Primarily frugivorous and granivorous, foraging primarily on acorns, berries, drupes, and fruits like those from Prinsepia utilis. They are also known to feed on herbs and cereals. Often gathering on the ground to consume leftover grains in fields after harvest. Have been observed feeding on the acorns of brown oak (Quercus semecarpifollia) and fig (Ficus). Typically feed in pairs, small groups, or flocks of 6-10 individuals.

== Breeding ==
Speckled wood pigeons typically breed from May to June, with some extending into August, especially at altitudes between 1,800 and 3,300 m. The earlier part of the breeding season tend to be more productive. Their nests are platforms made of interlaced twigs, placed in oak trees or nullahs (narrow valleys or dry streams) commonly found in mountainous regions of India and Pakistan. Nests typically situated 3–8 m above the ground. The clutch usually consists of a single bright white egg.
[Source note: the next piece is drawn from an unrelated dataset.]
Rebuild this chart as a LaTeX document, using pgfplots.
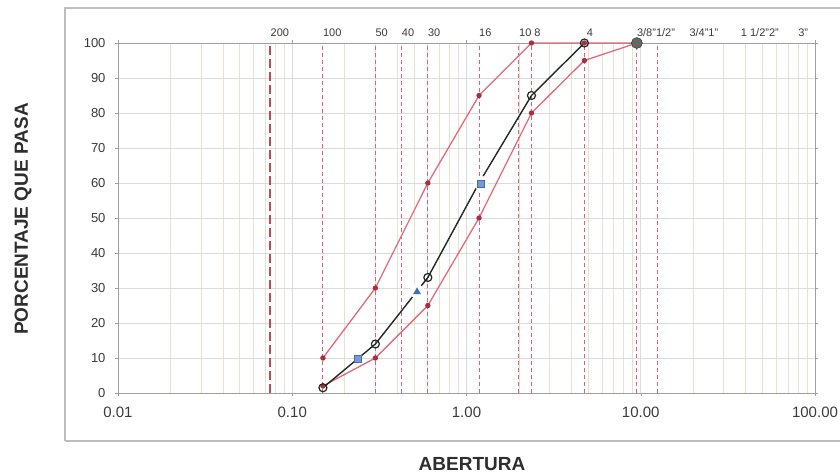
\documentclass[border=0pt]{standalone}
\usepackage{pgfplots}
\pgfplotsset{compat=1.18}
\usepackage{fontspec}
\setmainfont{Liberation Sans}
\definecolor{limred}{HTML}{E26A78}
\definecolor{dotred}{HTML}{A8303E}
\definecolor{sieve}{HTML}{E0607A}
\definecolor{sieve200}{HTML}{C0485C}
\definecolor{curve}{HTML}{1E2A22}
\definecolor{bluemk}{HTML}{3E6DB5}
\definecolor{framegray}{HTML}{BDBDBD}
\definecolor{ticktxt}{HTML}{3A3A3A}
\definecolor{minorgrid}{HTML}{E6E2CF}

\begin{document}
\begin{tikzpicture}[x=1pt,y=1pt]
\useasboundingbox (0,0) rectangle (840,475);
\draw[framegray, line width=1.2pt] (65,34) -- (65,467) -- (845,467);
\draw[framegray, line width=1.2pt] (65,34) -- (845,34);
\begin{axis}[
  at={(118pt,82pt)}, anchor=south west,
  scale only axis, width=697pt, height=350pt,
  xmode=log, log basis x=10,
  xmin=0.01, xmax=100, ymin=0, ymax=100,
  xtick={0.01,0.1,1,10,100},
  xticklabels={0.01,0.10,1.00,10.00,100.00},
  minor xtick={0.02,0.03,0.04,0.05,0.06,0.07,0.08,0.09,
               0.2,0.3,0.4,0.5,0.6,0.7,0.8,0.9,
               2,3,4,5,6,7,8,9,
               20,30,40,50,60,70,80,90},
  ytick={0,10,...,100},
  xmajorgrids=true, xminorgrids=true, ymajorgrids=true,
  major grid style={gray!28, line width=0.6pt},
  minor grid style={minorgrid, line width=0.8pt},
  axis line style={gray!75, line width=0.8pt},
  tick style={gray!75},
  tick align=outside, major tick length=3pt, minor tick length=0pt,
  /pgf/number format/assume math mode=true,
  x tick label style={font=\fontsize{15}{17}\selectfont, text=ticktxt, yshift=-7pt},
  y tick label style={font=\fontsize{13}{15}\selectfont, text=ticktxt, xshift=-6pt},
  clip=false,
]
% sieve openings (mm)
\addplot[sieve200, line width=2pt, dash pattern=on 9pt off 4pt] coordinates {(0.075,0) (0.075,100)};
\addplot[sieve, line width=1pt, dash pattern=on 4pt off 3pt] coordinates {(0.15,0) (0.15,100)};
\addplot[sieve, line width=1pt, dash pattern=on 4pt off 3pt] coordinates {(0.3,0) (0.3,100)};
\addplot[sieve, line width=1pt, dash pattern=on 4pt off 3pt] coordinates {(0.425,0) (0.425,100)};
\addplot[sieve, line width=1pt, dash pattern=on 4pt off 3pt] coordinates {(0.6,0) (0.6,100)};
\addplot[sieve, line width=1pt, dash pattern=on 4pt off 3pt] coordinates {(1.18,0) (1.18,100)};
\addplot[sieve, line width=1pt, dash pattern=on 4pt off 3pt] coordinates {(2.0,0) (2.0,100)};
\addplot[sieve, line width=1pt, dash pattern=on 4pt off 3pt] coordinates {(2.36,0) (2.36,100)};
\addplot[sieve, line width=1pt, dash pattern=on 4pt off 3pt] coordinates {(4.75,0) (4.75,100)};
\addplot[sieve, line width=1pt, dash pattern=on 4pt off 3pt] coordinates {(9.5,0) (9.5,100)};
\addplot[sieve, line width=1pt, dash pattern=on 4pt off 3pt] coordinates {(12.5,0) (12.5,100)};

% limits
\addplot[limred, line width=1.3pt, mark=*, mark size=2pt, mark options={fill=dotred, draw=dotred}]
  coordinates {(0.15,10) (0.3,30) (0.6,60) (1.18,85) (2.36,100) (4.75,100) (9.5,100)};
\addplot[limred, line width=1.3pt, mark=*, mark size=2pt, mark options={fill=dotred, draw=dotred}]
  coordinates {(0.15,2) (0.3,10) (0.6,25) (1.18,50) (2.36,80) (4.75,95) (9.5,100)};

% gradation
\addplot[curve, line width=1.4pt, mark=o, mark size=4pt, mark options={draw=curve, fill=none, line width=1.2pt}]
  coordinates {(0.15,1.5) (0.3,14) (0.6,33) (1.18,60) (2.36,85) (4.75,100)};
\addplot[only marks, mark=*, mark size=5.5pt, mark options={fill=gray!80!black, draw=curve}]
  coordinates {(9.5,100)};

% interpolated points
\addplot[only marks, mark=*, mark size=7pt, white] coordinates {(0.52,29) (1.21,60)};
\addplot[only marks, mark=square*, mark size=3.5pt, mark options={fill=bluemk!70, draw=bluemk}]
  coordinates {(0.238,9.7) (1.21,59.7)};
\addplot[only marks, mark=triangle*, mark size=4pt, mark options={fill=bluemk, draw=bluemk}]
  coordinates {(0.52,28.9)};

% sieve labels
\begin{scope}[every node/.style={anchor=south west, inner sep=0pt, yshift=6pt,
    font=\fontsize{11}{12}\selectfont, text=ticktxt}]
\node at (axis cs:0.075,100) {200};
\node at (axis cs:0.15,100) {100};
\node at (axis cs:0.3,100) {50};
\node at (axis cs:0.425,100) {40};
\node at (axis cs:0.6,100) {30};
\node at (axis cs:1.18,100) {16};
\node at (axis cs:2.0,100) {10 8};
\node at (axis cs:4.9,100) {4};
\node at (axis cs:9.5,100) {3/8"1/2"};
\node at (axis cs:19,100) {3/4"1"};
\node at (axis cs:37.5,100) {1 1/2"2"};
\node at (axis cs:80,100) {3"};
\end{scope}
\end{axis}
\node[rotate=90, font=\bfseries\fontsize{19}{21}\selectfont, text=ticktxt!80!black] at (23,256) {PORCENTAJE QUE PASA};
\node[font=\bfseries\fontsize{19}{21}\selectfont, text=ticktxt!80!black] at (472,11) {ABERTURA};
\end{tikzpicture}
\end{document}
Do not perform elaborate courtship displays. Incubation period unknown.

== Movements ==
Mostly resident, but undertake local and altitudinal movements in response to food availability. In some cases, birds observed in northern Thailand during the winter may be migrants from more northern regions.

== Vocalizations ==
Generally quiet and rarely vocalize, therefore limited information on vocalization. When they do call, their voice is characterized by a deep, throaty sound, described as "whock-whroo..whrooo". Call begins with a surprising first note, followed by a series of rolling sounds, with the third note being longer than the first. Often used as an alarm/warning signal.

== Status and conservation ==
Speckled wood pigeon is not considered globally threatened and is classified as "Least Concern" on the IUCN Red List of Threatened Species, with most recent assessment conducted in 2016. It is generally regarded as an rare and uncommon species, due to much of its range is in remote and inaccessible areas. Many available data are often anecdotal.